# I need easy project ideas



## 14yearoldcarver (Jan 6, 2009)

I just started chainsaw carving recently and i am having trouble finding easy projects. I have bought some DVDs on line but they are for more advanced carvers. I have carved some small bears and little things but i cant seem to find anything else that is around my skill level. I got an Echo cs306 for a Christmas present with the carving bar and the main tools i need to start carving. Does anyone have any suggestions for projects?


----------



## ultimate buzz (Jan 9, 2009)

*Easy projects*

A good source for easy step by steps for chainsaw carving can be found at www.chainsawsculptors.com. One of the simplest items to carve is a mushroom or morel.Carve it upside down, with the stem up for easier shaping, then work your way down,shaping the top or cap of the mushroom while still attached to the log, leaving about a three to four inch area at the top of the cap.Once you have the shape finished to where you want it,just cut off where its attached to the log. From there you can drywall screw the base to a stump, and then finish the top. These are good sellers for peoples gardens and yard decorations. Another easy carve is a cactus,with a main stalk and a branch curving up off of each side.Cactii have a lot more limited sales appeal than the mushrooms though. From there ,you can work your way into a stump bear,with the head and upper torso coming out of a log. Jamie Dorien over in Abrahms, Wisconsin has a vhs tape showing how to carve a cactus and a stump bear,and he has two books that he has published,one on carving bears,and one on carving eagles.He also sells carving bars,chainsaws, and other chainsaw carving items. His website is www.chainsawsculpture.com. There are a lot of chainsaw carvers in Wisconsin. Where are you located?


----------



## ultimate buzz (Jan 9, 2009)

*Another Easy One*

I forgot to tell you about some of the easiest things to carve and that are wide open to your artistic expression. Tikis. Check out www.tikiroom.com Tikis are fun to carve,they give you an idea how to approach totem poles down the line,and are actually good sellers in the right areas. Take a log,rip it in half, and lay out a design in chalk, put the half across two stumps a little below waist heighth, and have at it. Secure your workpieces so they can't move so you have a safe working situation, and do not forget about Personal Protective Equipment. Chaps, safety goggles or glasses are a must! Have fun!


----------



## A. Stanton (Jan 9, 2009)

Good for you. Maybe you can do some small bears like the one in the attached pic. Only have him hold a small fishing pole, like the ones they used in Grumpy Old Men. Mine is holding an Armalite. I bought the bear, but made the Armalite. He has blue mables for eyes.


----------



## S Mc (Jan 9, 2009)

14, What a cute turtle! We see bears out here all the time so I like to see other items. For saleability, personally for my garden (just for your input), I LOVE the turtle...would buy it in a heartbeat. I also like the mushrooms mentioned above. I saw a coyote one and have not seen one since, so don't know how hard they are to carve.

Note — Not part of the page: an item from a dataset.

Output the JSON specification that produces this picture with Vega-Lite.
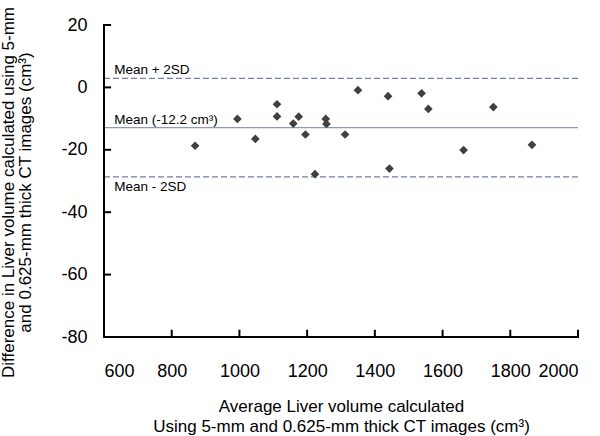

Good luck and keep up the good work!

Sylvia


----------



## 14yearoldcarver (Jan 12, 2009)

thanks. i just dont know how much to sell stuff for. because i have a couple people that want a bear and some a turtle i just dont know how much to sell them for


----------



## A. Stanton (Jan 13, 2009)

I would sell your carvings as art, and good art is expensive and people don't mind paying for it. I would set a ratio of cost: by the foot, pound, etc. Let's say you charge $25 a foot. A 3-foot bear would be $75, a 6-ft bear $450. Another good thing to do would be donate a small piece to non-profit group as part of their silent auction. People would bid on the item based on what they think it is worth, while they try to out bid each other. This helps you in two ways: you get to see how much people think your art is worth and you get some good exposure and publicity.


----------